* DIRECTIVE *
Please write out the lines of the data exactly, beginning with the first and ending with the line containing "import plotly.graph_objects as go"; leave the pictures behind.
---*---
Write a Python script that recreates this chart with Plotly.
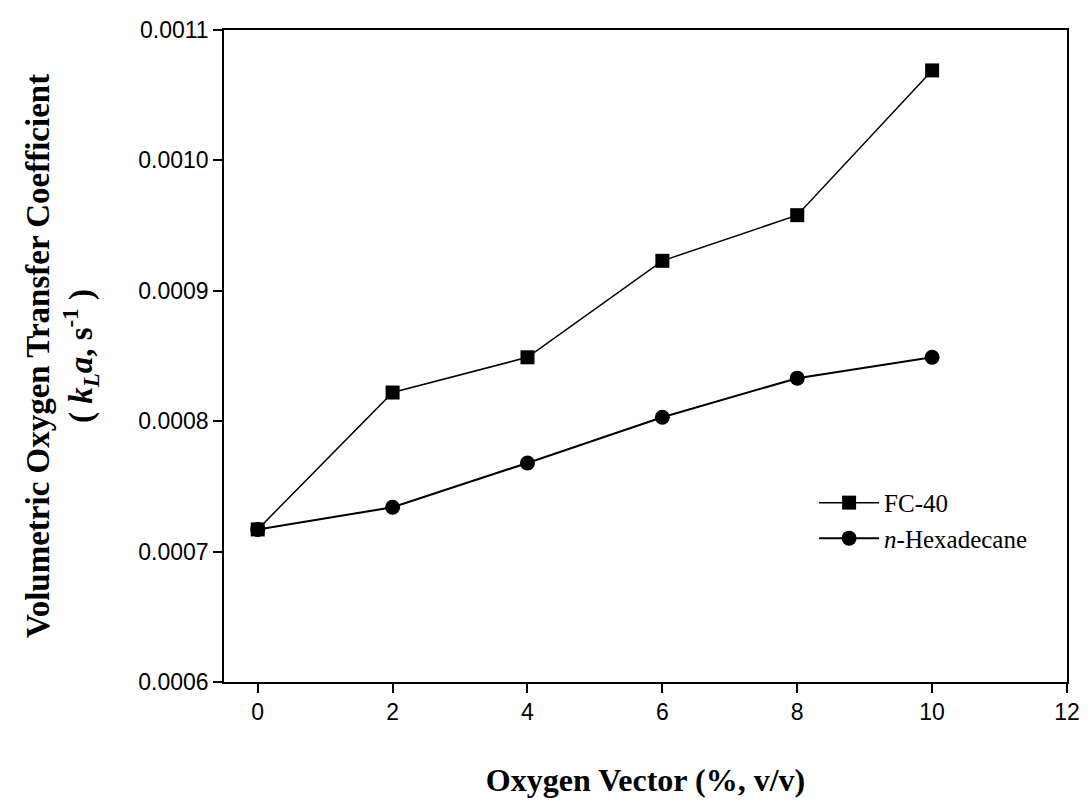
import plotly.graph_objects as go

x_vals = [0, 2, 4, 6, 8, 10]
fc40 = [0.000717, 0.000822, 0.000849, 0.000923, 0.000958, 0.001069]
hexadecane = [0.000717, 0.000734, 0.000768, 0.000803, 0.000833, 0.000849]

serif = "Liberation Serif"
sans = "Liberation Sans"

fig = go.Figure()
fig.add_trace(go.Scatter(
    x=x_vals, y=hexadecane, mode="lines+markers", name="<i>n</i>-Hexadecane",
    line=dict(color="black", width=2),
    marker=dict(symbol="circle", size=15, color="black"),
    legendrank=2,
))
fig.add_trace(go.Scatter(
    x=x_vals, y=fc40, mode="lines+markers", name="FC-40",
    line=dict(color="black", width=1.5),
    marker=dict(symbol="square", size=14, color="black"),
    legendrank=1,
))

fig.update_layout(
    width=1092, height=804,
    margin=dict(l=224, r=14, t=30, b=120),
    paper_bgcolor="white", plot_bgcolor="white",
    showlegend=True,
    legend=dict(
        x=0.70, y=0.31, xanchor="left", yanchor="top",
        font=dict(family=serif, size=25, color="black"),
        bgcolor="rgba(0,0,0,0)", itemwidth=60, tracegroupgap=0,
    ),
    xaxis=dict(
        range=[-0.5, 12], tickmode="array", tickvals=[0, 2, 4, 6, 8, 10, 12],
        showgrid=False, zeroline=False,
        showline=True, linecolor="black", linewidth=1.5, mirror=True,
        ticks="outside", ticklen=9, tickwidth=1.5, tickcolor="black",
        tickfont=dict(family=sans, size=23, color="black"),
        title=dict(text="<b>Oxygen Vector (%, v/v)</b>",
                   font=dict(family=serif, size=32, color="black"), standoff=44),
    ),
    yaxis=dict(
        range=[0.0006, 0.0011], tickmode="array",
        tickvals=[0.0006, 0.0007, 0.0008, 0.0009, 0.0010, 0.0011],
        ticktext=["0.0006", "0.0007", "0.0008", "0.0009", "0.0010", "0.0011"],
        showgrid=False, zeroline=False,
        showline=True, linecolor="black", linewidth=1.5, mirror=True,
        ticks="outside", ticklen=9, tickwidth=1.5, tickcolor="black",
        tickfont=dict(family=sans, size=23, color="black"),
        title=dict(text="<b>Volumetric Oxygen Transfer Coefficient<br>( <i>k</i><sub><i>L</i></sub><i>a</i>, s<sup>-1</sup> )</b>",
                   font=dict(family=serif, size=33, color="black"), standoff=36),
    ),
)

fig.write_html("out.html")
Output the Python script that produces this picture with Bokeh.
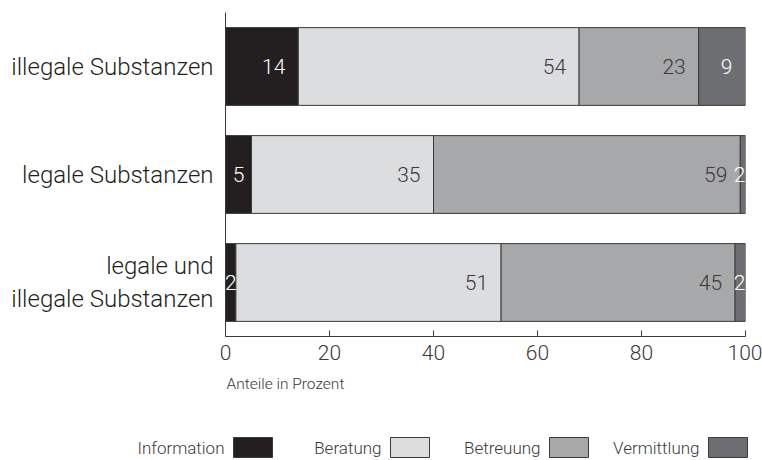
---*---
* THE COMPLETED TASK *
Write a Python script that recreates this chart with Plotly.
import plotly.graph_objects as go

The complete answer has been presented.